The State of the Nation's Housing 2026
Why It Matters
The report underscores that without decisive affordable‑housing interventions, rising cost burdens will constrain household formation and dampen economic activity, making it a pivotal issue for policymakers and investors alike.
Key Takeaways
- •Housing demand weakens due to job growth slowdown and low consumer confidence.
- •Home prices remain five times median income, driving record cost burdens.
- •New home inventory rises while sales flat, indicating supply‑demand imbalance.
- •Low‑income housing shortage persists: 7 million renters lack affordable units.
- •State and local policies increase construction incentives but affordability gaps remain.
Summary
The Joint Center for Housing Studies released its annual State of the Nation’s Housing 2026 report, a flagship analysis that has guided policymakers and industry leaders since 1988. Managed by Harvard’s Chris Herbert, the briefing highlighted three headline findings: weakening demand, persistent supply shortages, and expanding public‑sector actions.

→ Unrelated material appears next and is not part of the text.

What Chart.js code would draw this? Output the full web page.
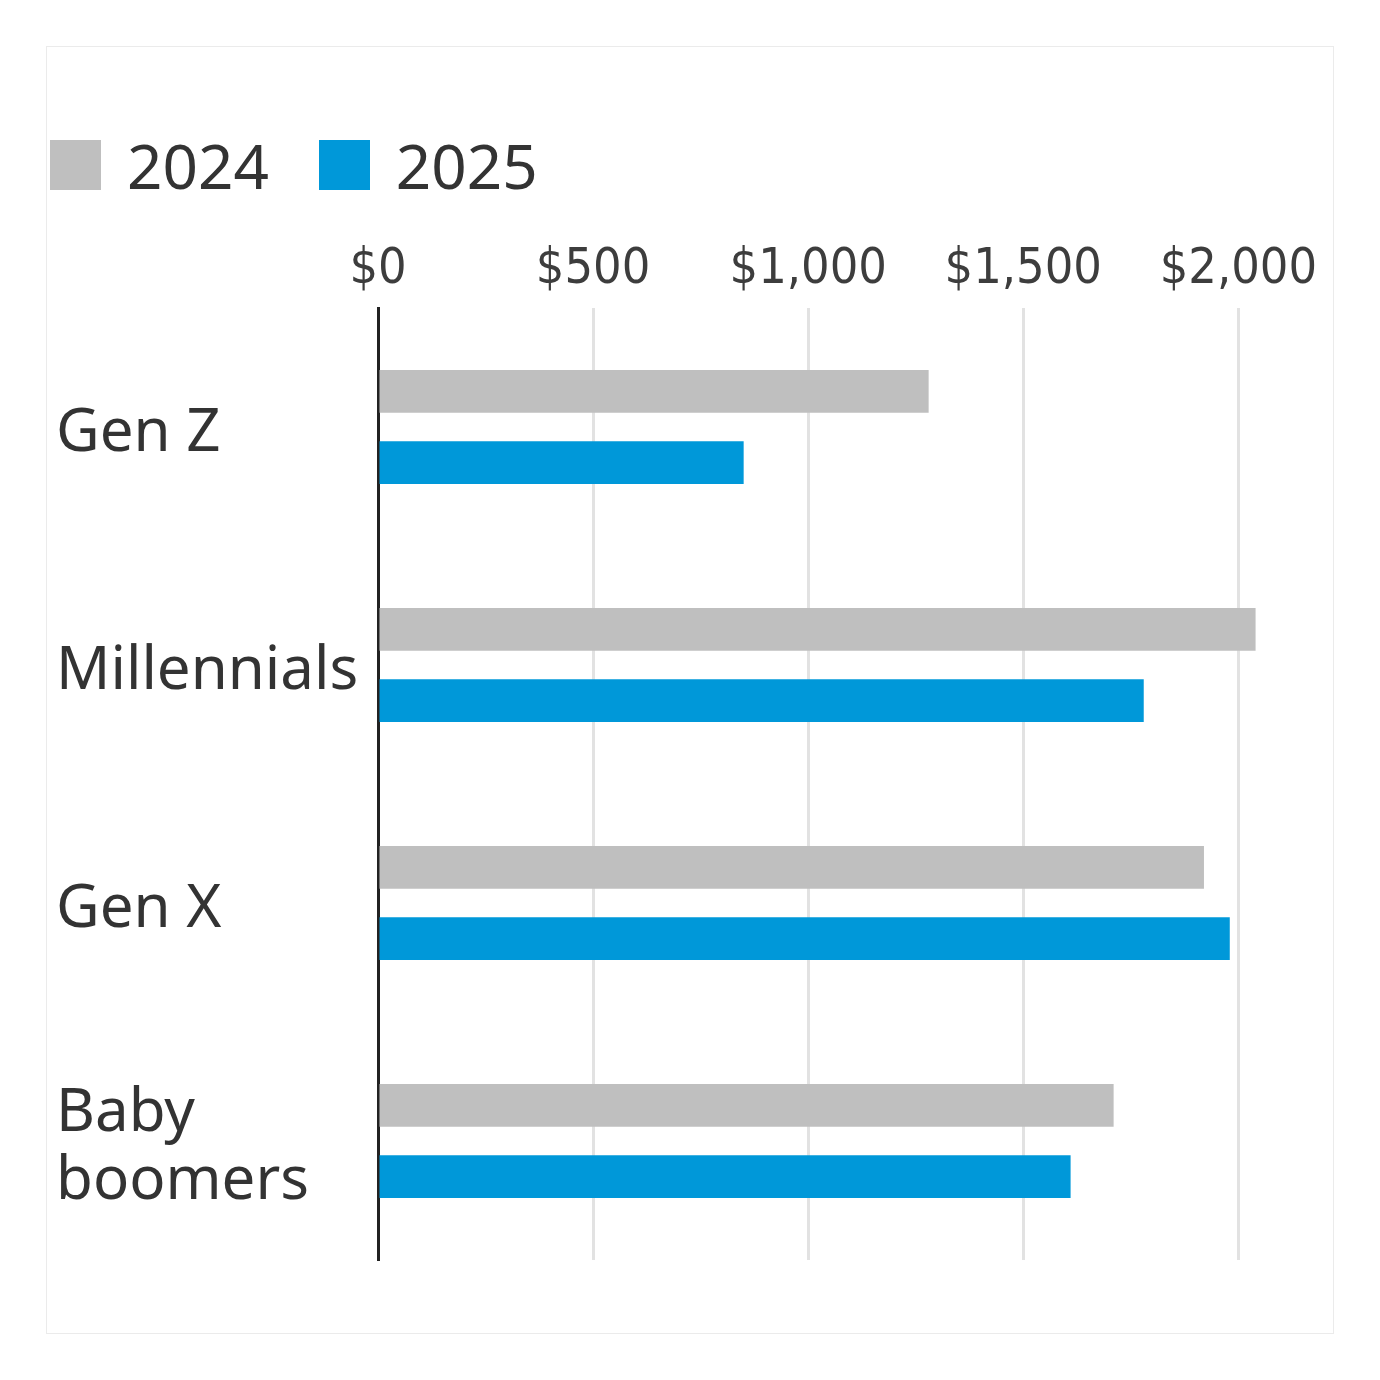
<!DOCTYPE html>
<html>
<head>
<meta charset="utf-8">
<script src="https://cdn.jsdelivr.net/npm/chart.js@4.4.1/dist/chart.umd.min.js"></script>
<style>
  body { margin: 0; background: #fff; width: 1380px; height: 1380px; position: relative; }
  .frame {
    position: absolute; left: 46px; top: 46px; width: 1288px; height: 1288px;
    border: 1px solid #ebebeb; box-sizing: border-box;
  }
  .chart-box { position: absolute; left: 0; top: 0; width: 1286px; height: 1286px; }
  #legend {
    position: absolute; left: 50px; top: 140px; display: flex; align-items: center;
    font-family: "Noto Sans", "Open Sans", sans-serif; font-size: 62px; color: #333;
  }
  #legend .item { display: flex; align-items: center; margin-right: 50px; }
  #legend .swatch { width: 51px; height: 50px; margin-right: 26px; }
  #legend .label { line-height: 50px; }
</style>
</head>
<body>
<div class="frame">
  <div class="chart-box"><canvas id="genChart"></canvas></div>
</div>
<div id="legend"></div>
<script>
// categories and values
const generations = ["Gen Z", "Millennials", "Gen X", ["Baby", "boomers"]];
const seriesNames = ["2024", "2025"];
const values2024 = [1280, 2040, 1920, 1710];
const values2025 = [850, 1780, 1980, 1610];
const xTicks = [0, 500, 1000, 1500, 2000];

const grey = "#bfbfbf";
const blue = "#0098d9";

// html legend built from the chart datasets
const htmlLegend = {
  id: "htmlLegend",
  afterUpdate(chart) {
    const box = document.getElementById("legend");
    box.innerHTML = "";
    chart.data.datasets.forEach((ds) => {
      const item = document.createElement("div");
      item.className = "item";
      const sw = document.createElement("span");
      sw.className = "swatch";
      sw.style.background = ds.backgroundColor;
      const txt = document.createElement("span");
      txt.className = "label";
      txt.textContent = ds.label;
      item.appendChild(sw);
      item.appendChild(txt);
      box.appendChild(item);
    });
  },
};

const ctx = document.getElementById("genChart").getContext("2d");
const genChart = new Chart(ctx, {
  type: "bar",
  data: {
    labels: generations,
    datasets: [
      { label: seriesNames[0], data: values2024, backgroundColor: grey },
      { label: seriesNames[1], data: values2025, backgroundColor: blue },
    ],
  },
  options: {
    indexAxis: "y",
    responsive: true,
    maintainAspectRatio: false,
    animation: false,
    categoryPercentage: 0.6,
    barPercentage: 0.6,
    layout: { padding: { left: 9, right: 43, top: 171, bottom: 73 } },
    plugins: {
      legend: { display: false },
      tooltip: { enabled: false },
    },
    scales: {
      x: {
        position: "top",
        min: 0,
        max: 2120,
        afterBuildTicks: (scale) => {
          scale.ticks = xTicks.map((v) => ({ value: v }));
        },
        afterFit: (scale) => {
          scale.height = 90;
        },
        border: { display: false },
        grid: {
          drawTicks: false,
          lineWidth: 3,
          color: (c) => (c.tick && c.tick.value === 0 ? "#222" : "#e2e2e2"),
        },
        ticks: {
          padding: 8,
          color: "#3d3d3d",
          font: { family: '"Liberation Sans Narrow", "DejaVu Sans Condensed", sans-serif', size: 50 },
          callback: (v) => "$" + Number(v).toLocaleString("en-US"),
        },
      },
      y: {
        afterFit: (scale) => {
          scale.width = 322;
        },
        border: { display: true, color: "#222", width: 3 },
        grid: { display: false },
        ticks: {
          crossAlign: "far",
          labelOffset: 7,
          color: "#333",
          font: { family: '"Noto Sans", "Open Sans", sans-serif', size: 60, lineHeight: 1.13 },
        },
      },
    },
  },
  plugins: [htmlLegend],
});
</script>
</body>
</html>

Demand has softened sharply as job creation fell from 1.5 million in 2024 to just over 100 000 in 2025 and consumer sentiment dropped 20 points to a five‑decade low. Home prices remain roughly five times median household income, pushing median mortgage payments above $3,000 and keeping existing‑home sales at 30‑year lows. Meanwhile, new‑home completions have held steady at about 56 000 units per month, but inventory of unsold homes grew from 70 000 to 127 000, widening the supply‑demand gap.
Dan McHugh noted that vacancy rates, once at historic lows, have risen modestly, yet gains are uneven—Austin’s rental vacancies jumped five points while Chicago’s barely moved. The report cites a stark affordability gap: 11 million extremely low‑income renters face only 4 million affordable units, a shortfall of seven million. Federal measures such as increased Low‑Income Housing Tax Credit allocations and the 21st Century Road to Housing Act are complemented by a wave of state‑level regulatory reforms and innovative financing models.
The data signal that while overall unit supply may be approaching balance, the market remains critically undersupplied at the low‑ and moderate‑income tiers. Policymakers, developers, and investors must prioritize affordable‑housing pipelines and targeted subsidies to avert a deepening cost‑burden crisis that could suppress household formation and broader economic growth.